Zotero offers a library sort of facility. You can click on the link in the address bar, save it to Zotero inside a filing system you create with folders you designate. You can click and get a screen shot that will save attached to that link. You can write notes and comments, which will also attach to the document. You can create tags and "related to" fields that allow for smart-system scans. It's fucking brilliant. It's the kind of organization I need that I would have had to use at least 3 programs to make happen before now. It's magnificent. The system viewing process is easy, too, so you can see the rooted linkages between topics and tags.

In the short term, there's Flock's built-in web clipboard. I can highlight a passage and drag it to the clipboard, and it'll remember the link. I then can click on any of these tabs: view, email, blog, or delete, and it'll instantly make that happen, since it has a built-in blog publishing platform so you never have to go to your blog's edit page, if you like that kind of thing.

Smart software for smart people. I like it!

Zotero will make me a better writer and a better blogger, and I'm excited to see what comes of it. I especially love the way I can use Flock's web clipboard for quick-n-dirty archiving for immediate use, or for what I'm trying to do, build an archive of my better written sentences/lines/passages to use for marketing means.

I remember a writer co-worker of mine who sputtered rather passionately "You can't quote yourself!" in commentary regarding someone else, and I kept my mouth shut, thinking, "Why can't I quote myself?"

Bullshit, says I. Who else knows your work as well as you do? Who else really knows the great lines you've nailed over the years?

Writing's not like everything else. If you're a painter and you have a great stroke, one can easily focus into that, or you're a photographer and you print your best work, well, people will notice it then. If you're a writer, you can have a millisecond of brilliance, create one perfect sentence, and the rest of what you've written for weeks could be shit. Should that one sentence die a death because you had the lack of wherewithal to hang onto it for a better day, a better piece?

I say no! I have a plan to use some of my best lines as graphic art to make my blog look cooler, hipper. It's all about appearance, and, frankly, some of my lines have the edge and humour I'm trying to market myself as having.

I want someone new to be able to log on, skim down my sidebar, see a couple of my quotes, and know right away that they've entered an intelligent, argumentative realm of free speech and sexuality.

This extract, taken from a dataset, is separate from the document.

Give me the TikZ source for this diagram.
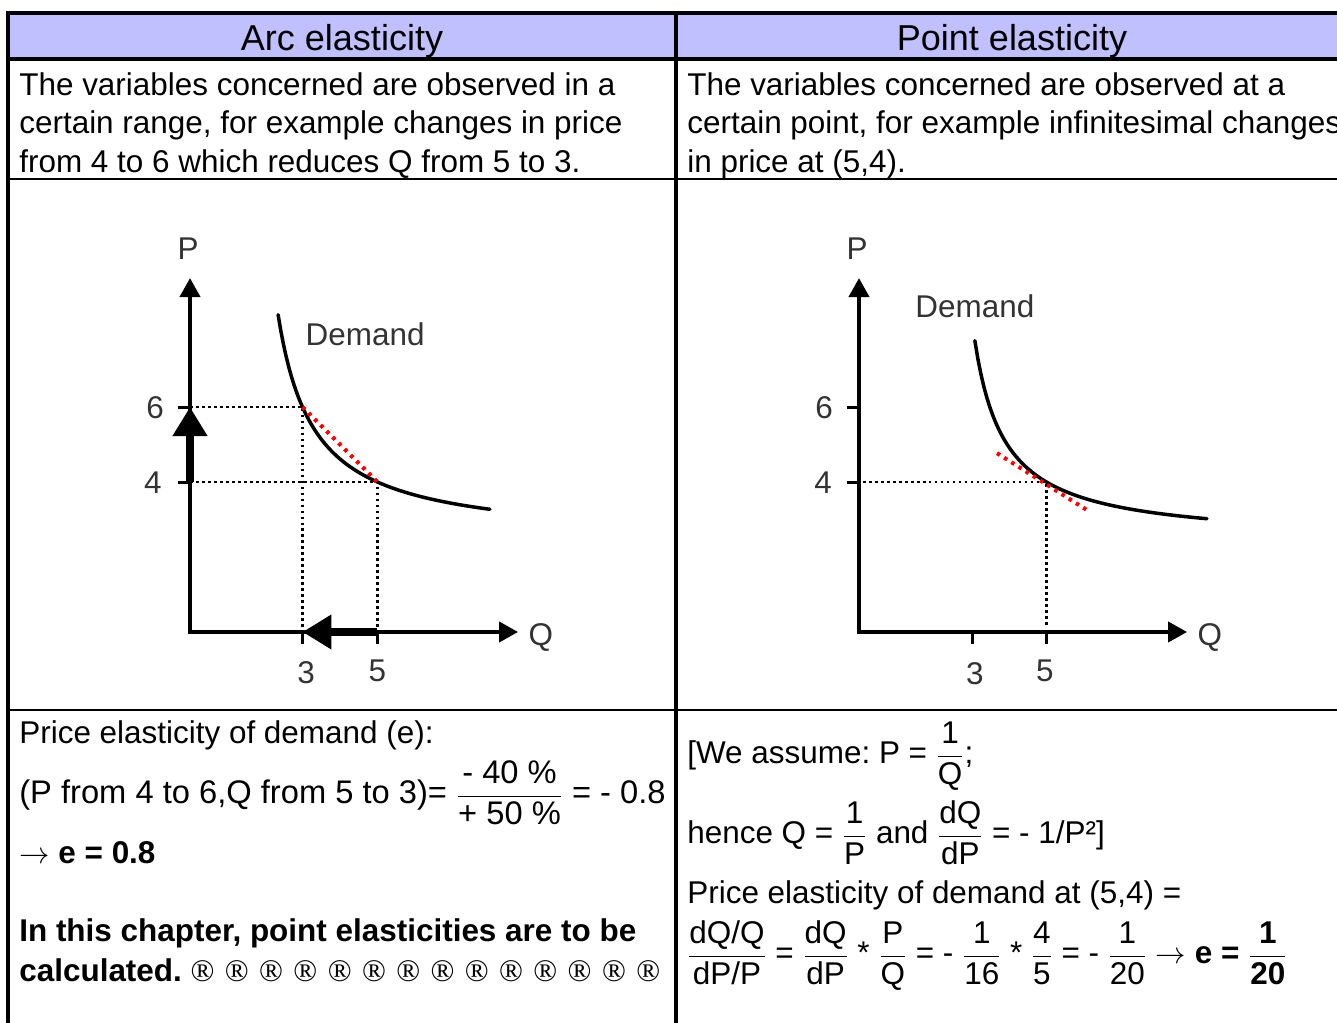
\documentclass[tikz,border=0pt]{standalone}
\usepackage{amsmath}
\usepackage{fontspec}
\setmainfont{Liberation Sans}
\newfontfamily\regfont{Liberation Serif}
\usetikzlibrary{arrows.meta}
\definecolor{hdrblue}{RGB}{192,192,255}
\definecolor{lblgray}{RGB}{51,51,51}
\newcommand\bodyfont{\fontsize{17.9}{21.9}\selectfont}
\newcommand\headfont{\fontsize{20.5}{24}\selectfont}
\newcommand\tfr[2]{\dfrac{\text{#1}}{\text{#2}}}
\frenchspacing

\begin{document}
\begin{tikzpicture}[x=0.02cm, y=0.02cm,
  body/.style={font=\bodyfont, inner sep=0pt, anchor=base west},
  head/.style={font=\headfont, inner sep=0pt, anchor=base},
  lbl/.style={font=\bodyfont, text=lblgray, inner sep=0pt},
  thickrule/.style={line width=0.08cm},
  thinrule/.style={line width=0.03cm},
  axis/.style={line width=0.08cm, {Triangle[length=0.38cm, width=0.4cm]}-{Triangle[length=0.38cm, width=0.4cm]}},
  tick/.style={line width=0.06cm},
  guide/.style={line width=0.05cm, dash pattern=on 0.055cm off 0.065cm},
  chord/.style={red, line width=0.08cm, dash pattern=on 0.07cm off 0.1cm},
  curve/.style={line width=0.07cm, line cap=round},
  bigarrow/.style={line width=0.17cm, -{Triangle[length=0.58cm, width=0.66cm]}}]
  \useasboundingbox (0,0) rectangle (1337,1023);
  \clip (0,0) rectangle (1337,1023);

  % table frame
  \fill[hdrblue] (8,1010) rectangle (1345,964);
  \draw[thickrule] (8,-5) -- (8,1010) -- (1345,1010);
  \draw[thickrule] (6,964) -- (1345,964);
  \draw[thickrule] (676,1012) -- (676,-5);
  \draw[thinrule] (8,964) -- (8,-5);
  \draw[thinrule] (8,844) -- (1345,844);
  \draw[thinrule] (8,313) -- (1345,313);

  % headers
  \node[head] (arcHead) at (342,972) {Arc elasticity};
  \node[head] (pointHead) at (1012,972) {Point elasticity};

  % descriptions
  \node[body] (arcTxtA) at (19,927) {The variables concerned are observed in a};
  \node[body] (arcTxtB) at (19,889) {certain range, for example changes in price};
  \node[body] (arcTxtC) at (19,850) {from 4 to 6 which reduces Q from 5 to 3.};
  \node[body] (ptTxtA) at (687,927) {The variables concerned are observed at a};
  \node[body] (ptTxtB) at (687,889) {certain point, for example infinitesimal changes};
  \node[body] (ptTxtC) at (687,850) {in price at (5,4).};

  % arc elasticity chart
  \begin{scope}[shift={(190,391)}, x=0.75cm, y=0.75cm]
    \coordinate (arcO) at (0,0);
    \coordinate (arcPtip) at (0,9.44);
    \coordinate (arcQtip) at (8.75,0);
    \coordinate (arcA) at (3,6);
    \coordinate (arcB) at (5,4);
    \draw[guide] (0,6) -| (3,0);
    \draw[guide] (0,4) -| (5,0);
    \draw[curve] plot[domain=2.35:8, samples=80] (\x, {2.4 + 5.76/(\x-1.4)});
    \draw[chord] (arcA) -- (arcB);
    \draw[axis] (arcPtip) -- (arcO) -- (arcQtip);
    \draw[tick] (0,6) -- (-0.32,6);
    \draw[tick] (0,4) -- (-0.32,4);
    \draw[tick] (3,0) -- (3,-0.33);
    \draw[tick] (5,0) -- (5,-0.33);
    \draw[bigarrow] (0,4) -- (0,6);
    \draw[bigarrow] (5,0) -- (3,0);
    \node[lbl] (arcP) at (-0.05,10.22) {P};
    \node[lbl] (arcQ) at (9.36,-0.15) {Q};
    \node[lbl] (arcSix) at (-0.93,5.98) {6};
    \node[lbl] (arcFour) at (-0.99,3.98) {4};
    \node[lbl] (arcThree) at (3.1,-1.09) {3};
    \node[lbl] (arcFive) at (5,-1.03) {5};
    \node[lbl] (arcDem) at (4.67,7.93) {Demand};
  \end{scope}

  % point elasticity chart
  \begin{scope}[shift={(859,391)}, x=0.75cm, y=0.75cm]
    \coordinate (ptO) at (0,0);
    \coordinate (ptPtip) at (0,9.44);
    \coordinate (ptQtip) at (8.75,0);
    \coordinate (ptTanA) at (3.68,4.77);
    \coordinate (ptTanB) at (6.16,3.2);
    \draw[guide] (0.1,4) -| (5,0.15);
    \draw[curve] plot[domain=3.09:9.28, samples=80] (\x, {2.4 + 4.35/(\x-2.28)});
    \draw[chord] (ptTanA) -- (ptTanB);
    \draw[axis] (ptPtip) -- (ptO) -- (ptQtip);
    \draw[tick] (0,6) -- (-0.32,6);
    \draw[tick] (0,4) -- (-0.32,4);
    \draw[tick] (3.04,0) -- (3.04,-0.33);
    \draw[tick] (5,0) -- (5,-0.33);
    \node[lbl] (ptP) at (-0.05,10.22) {P};
    \node[lbl] (ptQ) at (9.36,-0.15) {Q};
    \node[lbl] (ptSix) at (-0.93,5.98) {6};
    \node[lbl] (ptFour) at (-0.96,3.98) {4};
    \node[lbl] (ptThree) at (3.09,-1.11) {3};
    \node[lbl] (ptFive) at (4.96,-1.03) {5};
    \node[lbl] (ptDem) at (3.09,8.7) {Demand};
  \end{scope}

  % arc elasticity result
  \node[body] (arcEqA) at (19,279) {Price elasticity of demand (e):};
  \node[body, font=\fontsize{18.6}{22}\selectfont] (arcEqB) at (19,219) {(P from 4 to 6,Q from 5 to 3)= $\tfr{- 40 \%}{+ 50 \%}$ = - 0.8};
  \node[body] (arcEqC) at (19,159) {$\rightarrow$ \textbf{e = 0.8}};
  \node[body] (arcNoteA) at (19,81) {\textbf{In this chapter, point elasticities are to be}};
  \node[body] (arcNoteB) at (19,41) {\textbf{calculated.} {\regfont\spaceskip=0.33em ® ® ® ® ® ® ® ® ® ® ® ® ® ®}};

  % point elasticity result
  \node[body] (ptEqA) at (687,259) {[We assume: P = $\tfr{1}{Q}$;};
  \node[body] (ptEqB) at (687,179) {hence Q = $\tfr{1}{P}$ and $\tfr{dQ}{dP}$ = - 1/P²]};
  \node[body] (ptEqC) at (687,119) {Price elasticity of demand at (5,4) =};
  \node[body] (ptEqD) at (687,59) {$\tfr{dQ/Q}{dP/P}$ = $\tfr{dQ}{dP}$ * $\tfr{P}{Q}$ = - $\tfr{1}{16}$ * $\tfr{4}{5}$ = - $\tfr{1}{20}$ $\rightarrow$ \textbf{e =} $\tfr{\textbf{1}}{\textbf{20}}$};
\end{tikzpicture}
\end{document}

I want people to know, right off, that I'm very, very political. I want people to know I'm not going to say what they want to hear, that the opposite is probably far more true. I'm tired of being delicate and toeing the line.

In fact, when my blog was at its most popular was when I was most angry at politics, most belligerent towards the right wing, and most intolerant of intolerance. Why, then, have I been being careful?

Ha. There's a fucking realization it's worth working till a later hour to have had. "Stop worrying, just shoot your mouth off, and the public will follow!"

I'm not courageous enough right now to be THAT Steff all the time. Not sure I can go there just yet-- mounting what's tantamount to ideological throw-downs. I need to be in a pretty confident space to be that rant gal there. I need to feel that my angst is justified. I think my angst just got too heavy to carry for a while, but now I feel it bubbling and wanting to come to the surface.

A piece I wrote about Lenny Bruce
way back when on the other blog is what's had me thinking of that time. I just read it a few minutes ago and its eloquence startled me. Very well written, I thought, a great homage to an underrated man and his landmark battles against obscenity. That piece was in the same month I wrote a manifesto telling the religious right that my sexual preferences are NOT who I am. That month, those postings changed my standing on the web.

I guess the thing is that I know what I'd written that got me noticed. I know the headspace I need. I'm getting there. What I wrote last night is probably my best on-theme writing for Smut & Steff I've done in a while, so it makes me feel like I'm headed back to my earlier success.

Mostly, though, it makes me feel like I'm getting back on the right path, and it's all about the path, man.